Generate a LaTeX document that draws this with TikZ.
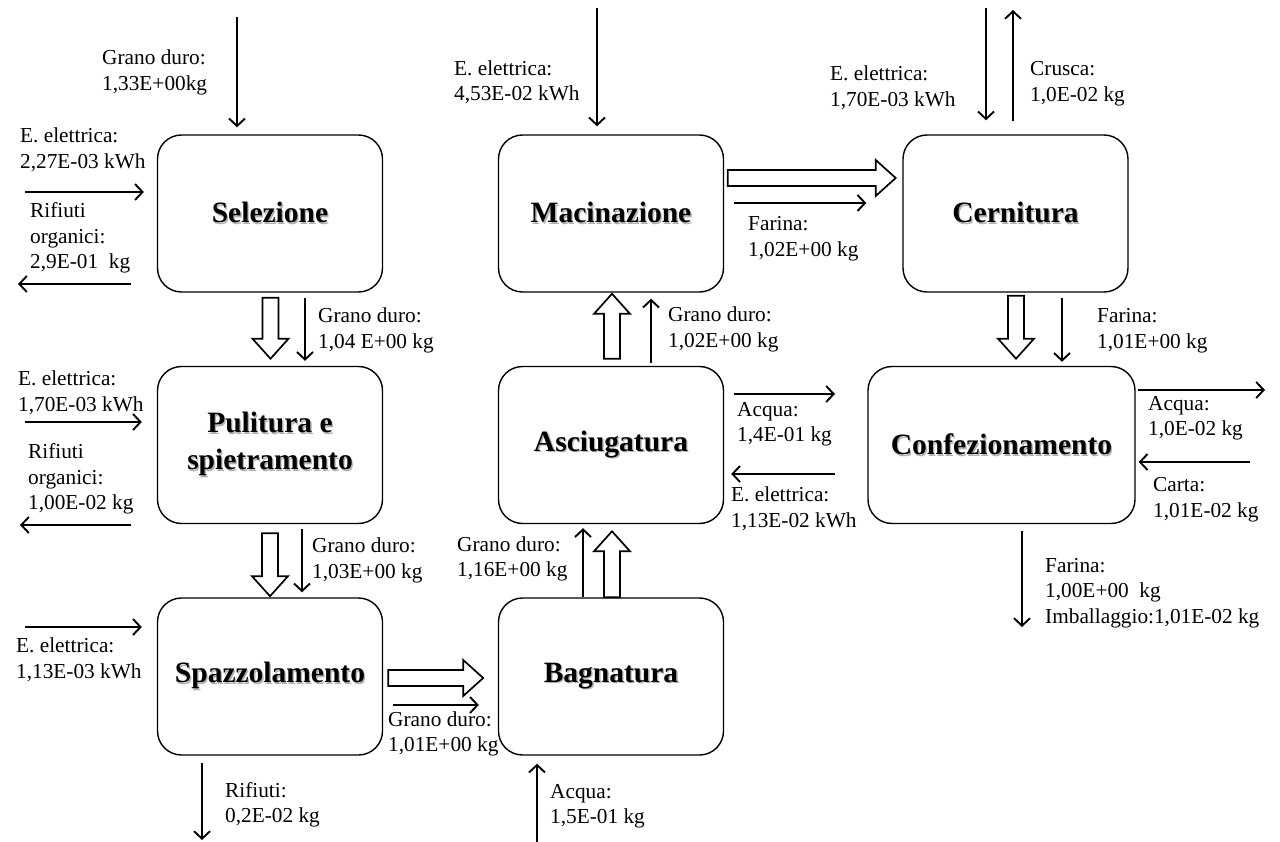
\documentclass[tikz,border=0pt]{standalone}
\usepackage{fontspec}
\setmainfont{Liberation Serif}
\usetikzlibrary{arrows.meta,calc}

% bold title with a soft grey drop shadow
\newcommand\shtext[1]{\makebox[0pt][l]{\hspace{1.3pt}\raisebox{-1.6pt}{\color{black!30}#1}}#1}

\tikzset{
  proc/.style={draw, line width=1.4pt, rounded corners=24pt, minimum width=225pt,
    minimum height=157pt, fill=white, inner sep=0pt, align=center,
    font=\fontsize{29.5}{37}\selectfont\bfseries},
  lab/.style={anchor=west, inner sep=0pt, align=left,
    font=\fontsize{21.3}{25.5}\selectfont},
  flow/.style={line width=1.9pt,
    -{Straight Barb[length=7.5pt,width=16pt,line width=1.9pt]}},
  pics/blockarr/.style={code={
    \draw[line width=1.7pt, fill=white, line join=miter]
      (0,-8) -- (#1-20,-8) -- (#1-20,-18) -- (#1,0) -- (#1-20,18)
      -- (#1-20,8) -- (0,8) -- cycle;}}
}

\begin{document}
\begin{tikzpicture}[x=1pt,y=-1pt]
\fill[white] (0,0) rectangle (1280,842);
\useasboundingbox (0,0) rectangle (1280,842);

% process steps
\node[proc] (sel) at (270,213.5) {\shtext{Selezione}};
\node[proc] (pul) at (270,445) {\shtext{Pulitura e}\\\shtext{spietramento}};
\node[proc] (spa) at (270,676.5) {\shtext{Spazzolamento}};
\node[proc] (bag) at (611,676.5) {\shtext{Bagnatura}};
\node[proc] (asc) at (611,445) {\shtext{Asciugatura}};
\node[proc] (mac) at (611,213.5) {\shtext{Macinazione}};
\node[proc] (cer) at (1015.5,213.5) {\shtext{Cernitura}};
\node[proc, minimum width=267pt] (con) at (1001.5,445) {\shtext{Confezionamento}};

% free ends of input/output flows
\coordinate (selIn) at (237,17);
\coordinate (selE) at (25,192);
\coordinate (selR) at (18,284);
\coordinate (pulE) at (25,422);
\coordinate (pulR) at (20,525);
\coordinate (spaE) at (25,627);
\coordinate (spaR) at (202,840);
\coordinate (bagA) at (537,842);
\coordinate (ascA) at (835,394);
\coordinate (ascE) at (835,474);
\coordinate (macE) at (597,8);
\coordinate (cerE) at (986,8);
\coordinate (cerC) at (1013,10);
\coordinate (conA) at (1265,390);
\coordinate (conC) at (1250,462);
\coordinate (conF) at (1022,627);

% Selezione
\draw[flow] (selIn) -- ($(sel.north)+(-33,-7)$);
\draw[flow] (selE) -- ($(sel.west)+(-13,-21.5)$);
\draw[flow] ($(sel.west)+(-26,70.5)$) -- (selR);
\node[lab] (t1) at (102,72.5) {Grano duro:\\1,33E+00kg};
\node[lab] (t2) at (20,150) {E. elettrica:\\2,27E-03 kWh};
\node[lab] (t3) at (30,238) {Rifiuti\\organici:\\2,9E-01~~kg};

% Selezione -> Pulitura
\pic[rotate=-90] at ($(sel.south)+(0.5,5)$) {blockarr=61};
\draw[flow] ($(sel.south)+(35,5)$) -- ($(pul.north)+(35,-5)$);
\node[lab] (t4) at (318,330.5) {Grano duro:\\1,04 E+00 kg};

% Pulitura
\draw[flow] (pulE) -- ($(pul.west)+(-15,-23)$);
\draw[flow] ($(pul.west)+(-26,80)$) -- (pulR);
\node[lab] (t5) at (18,392.5) {E. elettrica:\\1,70E-03 kWh};
\node[lab] (t6) at (28,479) {Rifiuti\\organici:\\1,00E-02 kg};

% Pulitura -> Spazzolamento
\pic[rotate=-90] at ($(pul.south)+(0,9)$) {blockarr=63};
\draw[flow] ($(pul.south)+(32,5)$) -- ($(spa.north)+(32,-5)$);
\node[lab] (t7) at (312,560.5) {Grano duro:\\1,03E+00 kg};

% Spazzolamento
\draw[flow] (spaE) -- ($(spa.west)+(-15,-49.5)$);
\draw[flow] ($(spa.south)+(-68,7)$) -- (spaR);
\node[lab] (t8) at (16,659.5) {E. elettrica:\\1,13E-03 kWh};
\node[lab] (t9) at (225,805) {Rifiuti:\\0,2E-02 kg};

% Spazzolamento -> Bagnatura
\pic at ($(spa.east)+(5,1.5)$) {blockarr=95};
\draw[flow] ($(spa.east)+(10,28.5)$) -- ($(bag.west)+(-19,28.5)$);
\node[lab] (t10) at (388,734) {Grano duro:\\1,01E+00 kg};

% Bagnatura
\draw[flow] (bagA) -- ($(bag.south)+(-74,8)$);
\node[lab] (t11) at (550,806.5) {Acqua:\\1,5E-01 kg};

% Bagnatura -> Asciugatura
\draw[flow] ($(bag.north)+(-28,0)$) -- ($(asc.south)+(-28,4)$);
\pic[rotate=90] at ($(bag.north)+(1,0)$) {blockarr=66};
\node[lab] (t12) at (457,559) {Grano duro:\\1,16E+00 kg};

% Asciugatura
\draw[flow] ($(asc.east)+(10,-51)$) -- (ascA);
\draw[flow] (ascE) -- ($(asc.east)+(7,29)$);
\node[lab] (t13) at (737,424.5) {Acqua:\\1,4E-01 kg};
\node[lab] (t14) at (731,508.5) {E. elettrica:\\1,13E-02 kWh};

% Asciugatura -> Macinazione
\pic[rotate=90] at ($(asc.north)+(1,-7)$) {blockarr=65};
\draw[flow] ($(asc.north)+(40,-3)$) -- ($(mac.south)+(40,6)$);
\node[lab] (t15) at (668,329.5) {Grano duro:\\1,02E+00 kg};

% Macinazione
\draw[flow] (macE) -- ($(mac.north)+(-14,-8)$);
\node[lab] (t16) at (454,82.5) {E. elettrica:\\4,53E-02 kWh};

% Macinazione -> Cernitura
\pic at ($(mac.east)+(3.5,-35.5)$) {blockarr=168};
\draw[flow] ($(mac.east)+(9.5,-10.5)$) -- ($(cer.west)+(-36,-10.5)$);
\node[lab] (t17) at (748,238.5) {Farina:\\1,02E+00 kg};

% Cernitura
\draw[flow] (cerE) -- ($(cer.north)+(-29.5,-14)$);
\draw[flow] ($(cer.north)+(-2.5,-13)$) -- (cerC);
\node[lab] (t18) at (830,88) {E. elettrica:\\1,70E-03 kWh};
\node[lab] (t19) at (1030,83.5) {Crusca:\\1,0E-02 kg};

% Cernitura -> Confezionamento
\pic[rotate=-90] at ($(cer.south)+(0.5,3)$) {blockarr=63};
\draw[flow] ($(cer.south)+(46.5,5)$) -- ($(con.north)+(60.5,-4)$);
\node[lab] (t20) at (1097,330.5) {Farina:\\1,01E+00 kg};

% Confezionamento
\draw[flow] ($(con.east)+(2,-55)$) -- (conA);
\draw[flow] (conC) -- ($(con.east)+(3,17)$);
\draw[flow] ($(con.south)+(20.5,7)$) -- (conF);
\node[lab] (t21) at (1148,418.5) {Acqua:\\1,0E-02 kg};
\node[lab] (t22) at (1153,499.5) {Carta:\\1,01E-02 kg};
\node[lab] (t23) at (1045,593) {Farina:\\1,00E+00~~kg\\Imballaggio:1,01E-02 kg};
\end{tikzpicture}
\end{document}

********************

**WHAT YOU WILL DO:**
Return, unchanged, the lines from the first line of the material through the line that holds "minimum width=267pt] (con)", inclusive, omitting pictures.

**WRITTEN SOLUTION:**
Generate a LaTeX document that draws this with TikZ.
\documentclass[tikz,border=0pt]{standalone}
\usepackage{fontspec}
\setmainfont{Liberation Serif}
\usetikzlibrary{arrows.meta,calc}

% bold title with a soft grey drop shadow
\newcommand\shtext[1]{\makebox[0pt][l]{\hspace{1.3pt}\raisebox{-1.6pt}{\color{black!30}#1}}#1}

\tikzset{
  proc/.style={draw, line width=1.4pt, rounded corners=24pt, minimum width=225pt,
    minimum height=157pt, fill=white, inner sep=0pt, align=center,
    font=\fontsize{29.5}{37}\selectfont\bfseries},
  lab/.style={anchor=west, inner sep=0pt, align=left,
    font=\fontsize{21.3}{25.5}\selectfont},
  flow/.style={line width=1.9pt,
    -{Straight Barb[length=7.5pt,width=16pt,line width=1.9pt]}},
  pics/blockarr/.style={code={
    \draw[line width=1.7pt, fill=white, line join=miter]
      (0,-8) -- (#1-20,-8) -- (#1-20,-18) -- (#1,0) -- (#1-20,18)
      -- (#1-20,8) -- (0,8) -- cycle;}}
}

\begin{document}
\begin{tikzpicture}[x=1pt,y=-1pt]
\fill[white] (0,0) rectangle (1280,842);
\useasboundingbox (0,0) rectangle (1280,842);

% process steps
\node[proc] (sel) at (270,213.5) {\shtext{Selezione}};
\node[proc] (pul) at (270,445) {\shtext{Pulitura e}\\\shtext{spietramento}};
\node[proc] (spa) at (270,676.5) {\shtext{Spazzolamento}};
\node[proc] (bag) at (611,676.5) {\shtext{Bagnatura}};
\node[proc] (asc) at (611,445) {\shtext{Asciugatura}};
\node[proc] (mac) at (611,213.5) {\shtext{Macinazione}};
\node[proc] (cer) at (1015.5,213.5) {\shtext{Cernitura}};
\node[proc, minimum width=267pt] (con) at (1001.5,445) {\shtext{Confezionamento}};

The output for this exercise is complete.